Barcellona, coop lombarda accusata di evasione La sede trasferita in Sicilia per sfuggire alle tasse

Una società cooperativa lombarda trasferita fittiziamente a Barcellona Pozzo di Gotto, «col preciso scopo – scrive la Finanza – di rendere più difficoltosi i controlli del fisco, pur continuando a operare nel settore delle pulizie negli edifici, in Lombardia e in altre regioni, quali Emilia Romagna e Toscana». La Guardia di Finanza della città messinese ha scoperto una presunta evasione da 16 milioni di euro e ha denunciato due persone alla Procura. 

Si tratta dell’amministratore pro tempore della cooperativa, C.G., di 42 anni, nato a Monza e residente in provincia di Milano, accusato di di indebita compensazione mediante crediti inesistenti, per il quale è prevista la reclusione sino a sei anni. L’altro denunciato è il liquidatore della società, in carica nel periodo in cui sarebbero dovute essere presentate le dichiarazioni fiscali annuali, D.C., 53 anni, nato a Rho, nel Milanese e residente nel capoluogo lombardo. Per lui le contestazioni sono infedele e omessa dichiarazione, puniti con la reclusione fino a un massimo di quattro anni.

In particolare, gli accertamenti avrebbero permesso di rilevare che la società, costituita nel 2010 a Milano e che aveva ben 144 addetti, nel luglio del 2012 aveva trasferito fittiziamente la propria sede in Sicilia. Pur risultando formalmente una cooperativa di produzione e lavoro, avrebbe operato in modo ingannevole come una vera e propria impresa, con finalità prettamente lucrative. Gli approfondimenti hanno riguardato la documentazione estrapolata anche dalle banche dati ed elaborata mediante specifici programmi software. 

Sarebbe stata sottratta a tassazione una base imponibile di I.R.A.P. (imposta regionale sulle attività produttive) pari a quasi 16 milioni di euro e individuare ricavi non dichiarati per oltre 14 milioni di euro. Tra le altre violazioni individuate sarebbero emerse illegittime compensazioni effettuate mediante crediti d’imposta inesistenti per ottocentomila euro e altri illeciti in materia di imposta sul valore aggiunto per più di tre milioni di euro. 

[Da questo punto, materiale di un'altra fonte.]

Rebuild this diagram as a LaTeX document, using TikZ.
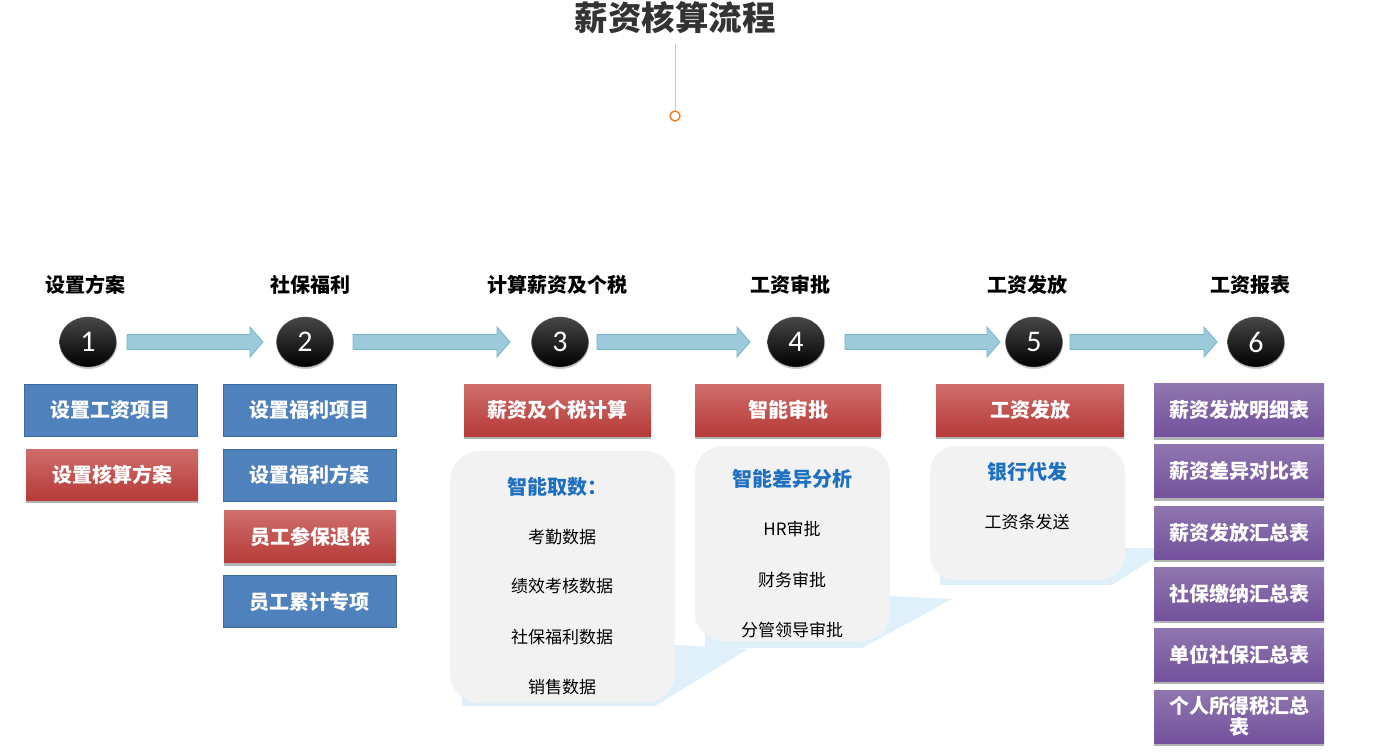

Gli indagati non avrebbero presentato valide dichiarazioni ai fini delle imposte dirette, dell’I.V.A. e dell’I.R.A.P., avrebbero avviato fittiziamente la liquidazione societaria, trasferito strumentale la sede da una regione all’altra e presentato modelli I.V.A. riportanti costi mai sostenuti, al fine di originare crediti d’imposta inesistenti.